郡司さん: コネクションのある先生から、さらに適任者や研究室を紹介していただいたり、学会でコネクションを作ったり。きっかけはさまざまですね。


開発とは世の中を変えていく仕事


学生: さまざまなきっかけや思い、出会いがあって、開発が進んでいくのですね。実際にアイデアを思いついて、カタチにしていくまでの流れを教えてください。


郡司さん: 私のいる部署に課されているのが、「自動車の分野で、NSK独自の新しい技術・製品をつくる」というミッションなんです。そこで一番大事なのは、いま世の中がどういう流れになっていて、どういう技術のトレンドがあるのかをしっかり調べることです。その中でディスカッションをしていく。そして試作やテストをして、もしくはシミュレーションをして確かめて、その結果をお客様に提案します。

あとは東京モーターショーなどの展示会が多々ありますので、そういうところで「私たち、こんなモノを作ってみたんですけども、どうでしょうか?」というPRをして、反応のいいものは開発を進め、不評であればやめるという流れです。社内・部署内だけで考えても全てうまくいくわけではなく、自分たちとお客様の思いが食い違ったり、世の中の流れが変わってしまったり、全てが世に出るわけではありません。よく言われるのは「開発は、野球で言うと打率1割」ということです。

その中で、とにかくやってみるということを大事にしています。考えて、実際にモノをつくって、例えば車にまで載せてテストをするとなると、1〜2年は時間がかかります。


学生: そうした一連の開発業務のやりがいや、大変なことはありますか?


郡司さん: やりがいは、企画を立て、設計をし、作って試して、それをお客さんの所に持っていきPRするという、一連の流れを全部できることですね。フィードバックを直接受ける面白さがあります。

いま取り組んでいる「ワイヤレス給電」は、うまくいけば世の中のインフラが変わるわけじゃないですか。車に乗っていたら勝手にエネルギーが充電される車社会に変わったとして、ほんの一部であれ、これを成し遂げたと言えれば「俺は人生でこれをやったぞ」と言える大きな仕事になるなと思っています。

大変なことは、世の中の流れや技術を自分の中で吸収して、理解し続けることです。何か新しいものを捻り出すことが、一番大変なことだと思います。「やることが決まれば、半分終わったようなもの」だとよく言われますが、まさにそれだと思います。


学生: ありがとうございます。それでは最後に、開発者を目指す学生に一言メッセージをお願いいたします。


郡司さん: 会社の中でも、他の企業とのお付き合いの中でも、大学の先生でもすごく仕事ができる技術者って、基本的にモノをつくったり動かしたりすることが好きなんです。「高校の時に理数系が良かったから、工学部に来ました」という感じではないんです。元からモノづくりが好きだという人が、活躍していると思います。

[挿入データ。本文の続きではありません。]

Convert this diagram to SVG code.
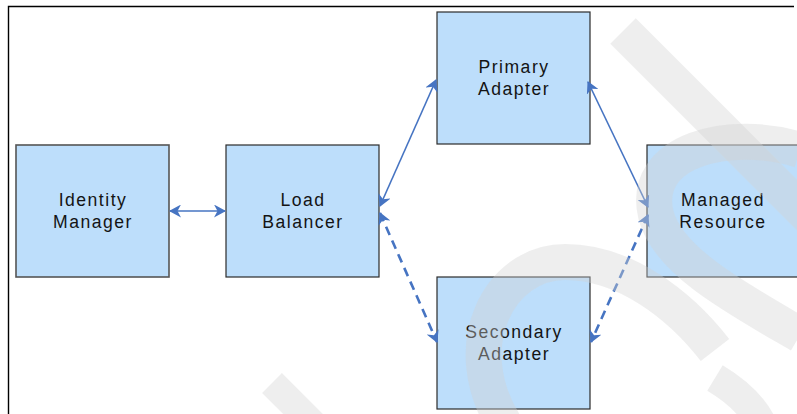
<svg xmlns="http://www.w3.org/2000/svg" width="797" height="414" viewBox="0 0 797 414">
  <style>
    .box { fill: #bddefb; stroke: #2b2b2b; stroke-width: 1.2; }
    .lbl { font-family: "Liberation Sans", Arial, sans-serif; font-size: 17.6px; letter-spacing: 1.5px; fill: #141414; text-anchor: middle; }
    .con { fill: none; stroke: #4674c2; stroke-width: 1.6; marker-start: url(#ah); marker-end: url(#ah); }
    .dash { stroke-width: 2.6; stroke-dasharray: 9 6; }
    .wm { fill: none; stroke: #d2d2d2; stroke-opacity: 0.38; stroke-width: 36; }
  </style>
  <defs>
    <marker id="ah" viewBox="0 0 12 13" refX="11" refY="6.5" markerWidth="12" markerHeight="13" markerUnits="userSpaceOnUse" orient="auto-start-reverse">
      <path d="M0,0 L12,6.5 L0,13 L3.5,6.5 z" fill="#4674c2"/>
    </marker>
  </defs>
  <rect width="797" height="414" fill="#ffffff"/>
  <path d="M8.5,414 L8.5,6.5 L794,6.5" fill="none" stroke="#000" stroke-width="1.4"/>

  <g id="identity-manager">
    <rect class="box" x="16" y="145" width="153" height="132" style="stroke:#555;stroke-width:1.6"/>
    <text class="lbl" x="93" y="206">Identity</text>
    <text class="lbl" x="93" y="228">Manager</text>
  </g>
  <g id="load-balancer">
    <rect class="box" x="226" y="145" width="153" height="132"/>
    <text class="lbl" x="303" y="206">Load</text>
    <text class="lbl" x="303" y="228">Balancer</text>
  </g>
  <g id="primary-adapter">
    <rect class="box" x="437" y="12" width="153" height="132"/>
    <text class="lbl" x="514" y="73">Primary</text>
    <text class="lbl" x="514" y="95">Adapter</text>
  </g>
  <g id="secondary-adapter">
    <rect class="box" x="437" y="277" width="153" height="132"/>
    <text class="lbl" x="514" y="338">Secondary</text>
    <text class="lbl" x="514" y="360">Adapter</text>
  </g>
  <g id="managed-resource">
    <rect class="box" x="647" y="145" width="153" height="132"/>
    <text class="lbl" x="723" y="206">Managed</text>
    <text class="lbl" x="723" y="228">Resource</text>
  </g>

  <g id="connectors">
    <path class="con" d="M170,211 L225,211"/>
    <path class="con" d="M380,206 L436,80"/>
    <path class="con dash" d="M380,213 L437,342"/>
    <path class="con" d="M588,82 L648,207"/>
    <path class="con dash" d="M648,215 L591,342"/>
  </g>

  <g id="watermark">
    <path class="wm" d="M623,31 L812,220"/>
    <path class="wm" d="M800,150 C730,128 640,150 656,215 C668,262 740,300 800,335"/>
    <path class="wm" d="M505,425 C455,345 500,262 565,262 C625,262 680,305 715,350"/>
    <path class="wm" style="stroke-width:30" d="M715,378 C740,393 755,410 762,425"/>
    <path class="wm" style="stroke-width:28" d="M272,383 L325,436"/>
  </g>
</svg>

学生時代にも「これできたらすごいよね」とか、「これ楽しい」というものを見つけて、取り組んでほしいです。

そして自分が開発を実現して、世の中を変えていくという意気込みが必要だと思います。専門に縛られず、いろいろとつまみ食いをして、楽しいと思えることを追求して欲しいです。


学生: 私はまだ研究室に入ってそんなに長くはありませんが、いまは楽しく研究をしています。これからも開発者を目指して、楽しんでいきたいです。貴重なお話ありがとうございました。